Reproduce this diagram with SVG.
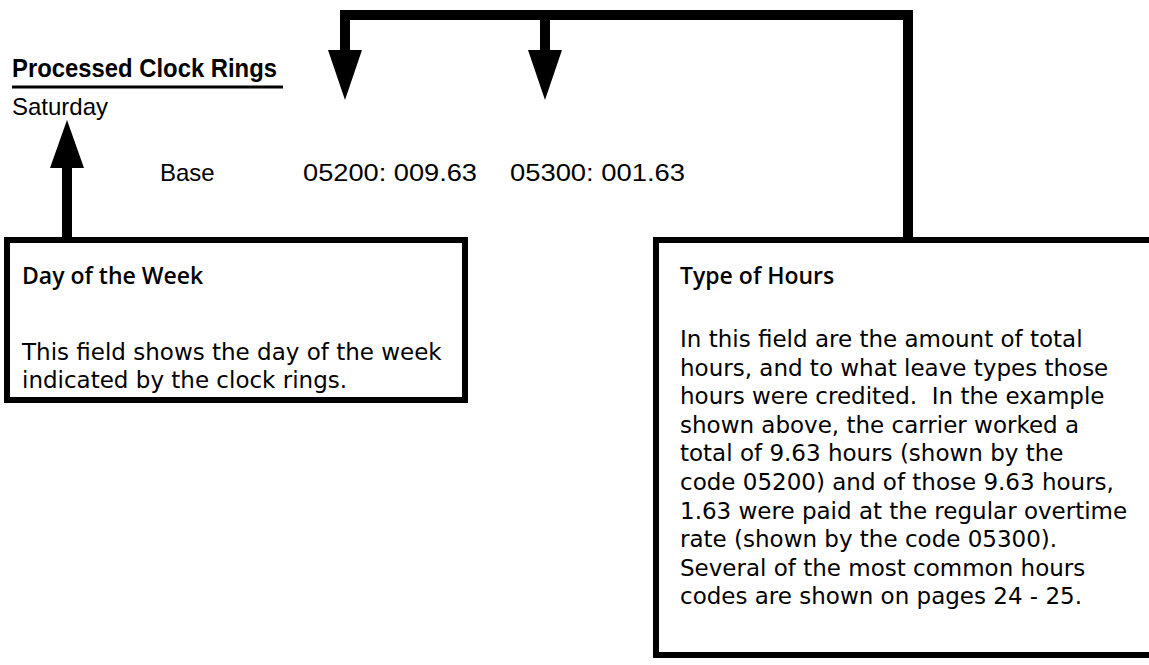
<svg xmlns="http://www.w3.org/2000/svg" width="1149" height="665" viewBox="0 0 1149 665">
  <style>
    .bg { fill: #ffffff; }
    .box { fill: none; stroke: #000; stroke-width: 6; }
    .wire { fill: none; stroke: #000; stroke-width: 10; stroke-linecap: butt; stroke-linejoin: miter; }
    .head { fill: #000; }
    .title { font-family: "Liberation Sans", Arial, sans-serif; font-weight: bold; font-size: 25px; fill: #000; }
    .plain { font-family: "Liberation Sans", Arial, sans-serif; font-size: 24px; fill: #000; }
    .hdr { font-family: "Open Sans", "Noto Sans", sans-serif; font-weight: 600; font-size: 23px; fill: #000; }
    .body { font-family: "DejaVu Sans", "Noto Sans", sans-serif; font-size: 23px; fill: #000; }
  </style>
  <rect class="bg" x="0" y="0" width="1149" height="665"/>

  <!-- record header -->
  <g id="record">
    <text class="title" x="12" y="77" textLength="265" lengthAdjust="spacingAndGlyphs">Processed Clock Rings</text>
    <line x1="12" y1="87" x2="283" y2="87" stroke="#000" stroke-width="3"/>
    <text class="plain" x="12" y="115">Saturday</text>
    <text class="plain" x="160" y="181">Base</text>
    <text class="plain" x="303" y="181" textLength="174" lengthAdjust="spacingAndGlyphs">05200: 009.63</text>
    <text class="plain" x="510" y="181" textLength="175" lengthAdjust="spacingAndGlyphs">05300: 001.63</text>
  </g>

  <!-- connectors -->
  <g id="connectors">
    <!-- day of week pointer -->
    <path class="wire" d="M67 240 V165"/>
    <polygon class="head" points="50,168 84,168 67,120"/>
    <!-- hours bracket -->
    <path class="wire" d="M908 240 V15 H345 V52"/>
    <polygon class="head" points="328,50 362,50 345,100"/>
    <path class="wire" d="M545 15 V52"/>
    <polygon class="head" points="528,50 562,50 545,100"/>
  </g>

  <g id="day-of-week">
    <rect class="box" x="7" y="240" width="458" height="160"/>
    <text class="hdr" x="22" y="284">Day of the Week</text>
    <text class="body" x="22" y="360">This field shows the day of the week</text>
    <text class="body" x="22" y="388">indicated by the clock rings.</text>
  </g>

  <g id="type-of-hours">
    <path class="box" d="M1152 240 H656 V655 H1152"/>
    <text class="hdr" x="680" y="284">Type of Hours</text>
    <text class="body" x="680" y="347">In this field are the amount of total</text>
    <text class="body" x="680" y="375.6">hours, and to what leave types those</text>
    <text class="body" x="680" y="404.2" xml:space="preserve">hours were credited.  In the example</text>
    <text class="body" x="680" y="432.8">shown above, the carrier worked a</text>
    <text class="body" x="680" y="461.4">total of 9.63 hours (shown by the</text>
    <text class="body" x="680" y="490">code 05200) and of those 9.63 hours,</text>
    <text class="body" x="680" y="518.6">1.63 were paid at the regular overtime</text>
    <text class="body" x="680" y="547.2">rate (shown by the code 05300).</text>
    <text class="body" x="680" y="575.8">Several of the most common hours</text>
    <text class="body" x="680" y="604.4">codes are shown on pages 24 - 25.</text>
  </g>
</svg>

****************

### What needs to be done
Every line of the data above should be quoted exactly. Omit the pictures.

### Completed task
Reproduce this diagram with SVG.
<svg xmlns="http://www.w3.org/2000/svg" width="1149" height="665" viewBox="0 0 1149 665">
  <style>
    .bg { fill: #ffffff; }
    .box { fill: none; stroke: #000; stroke-width: 6; }
    .wire { fill: none; stroke: #000; stroke-width: 10; stroke-linecap: butt; stroke-linejoin: miter; }
    .head { fill: #000; }
    .title { font-family: "Liberation Sans", Arial, sans-serif; font-weight: bold; font-size: 25px; fill: #000; }
    .plain { font-family: "Liberation Sans", Arial, sans-serif; font-size: 24px; fill: #000; }
    .hdr { font-family: "Open Sans", "Noto Sans", sans-serif; font-weight: 600; font-size: 23px; fill: #000; }
    .body { font-family: "DejaVu Sans", "Noto Sans", sans-serif; font-size: 23px; fill: #000; }
  </style>
  <rect class="bg" x="0" y="0" width="1149" height="665"/>

  <!-- record header -->
  <g id="record">
    <text class="title" x="12" y="77" textLength="265" lengthAdjust="spacingAndGlyphs">Processed Clock Rings</text>
    <line x1="12" y1="87" x2="283" y2="87" stroke="#000" stroke-width="3"/>
    <text class="plain" x="12" y="115">Saturday</text>
    <text class="plain" x="160" y="181">Base</text>
    <text class="plain" x="303" y="181" textLength="174" lengthAdjust="spacingAndGlyphs">05200: 009.63</text>
    <text class="plain" x="510" y="181" textLength="175" lengthAdjust="spacingAndGlyphs">05300: 001.63</text>
  </g>

  <!-- connectors -->
  <g id="connectors">
    <!-- day of week pointer -->
    <path class="wire" d="M67 240 V165"/>
    <polygon class="head" points="50,168 84,168 67,120"/>
    <!-- hours bracket -->
    <path class="wire" d="M908 240 V15 H345 V52"/>
    <polygon class="head" points="328,50 362,50 345,100"/>
    <path class="wire" d="M545 15 V52"/>
    <polygon class="head" points="528,50 562,50 545,100"/>
  </g>

  <g id="day-of-week">
    <rect class="box" x="7" y="240" width="458" height="160"/>
    <text class="hdr" x="22" y="284">Day of the Week</text>
    <text class="body" x="22" y="360">This field shows the day of the week</text>
    <text class="body" x="22" y="388">indicated by the clock rings.</text>
  </g>

  <g id="type-of-hours">
    <path class="box" d="M1152 240 H656 V655 H1152"/>
    <text class="hdr" x="680" y="284">Type of Hours</text>
    <text class="body" x="680" y="347">In this field are the amount of total</text>
    <text class="body" x="680" y="375.6">hours, and to what leave types those</text>
    <text class="body" x="680" y="404.2" xml:space="preserve">hours were credited.  In the example</text>
    <text class="body" x="680" y="432.8">shown above, the carrier worked a</text>
    <text class="body" x="680" y="461.4">total of 9.63 hours (shown by the</text>
    <text class="body" x="680" y="490">code 05200) and of those 9.63 hours,</text>
    <text class="body" x="680" y="518.6">1.63 were paid at the regular overtime</text>
    <text class="body" x="680" y="547.2">rate (shown by the code 05300).</text>
    <text class="body" x="680" y="575.8">Several of the most common hours</text>
    <text class="body" x="680" y="604.4">codes are shown on pages 24 - 25.</text>
  </g>
</svg>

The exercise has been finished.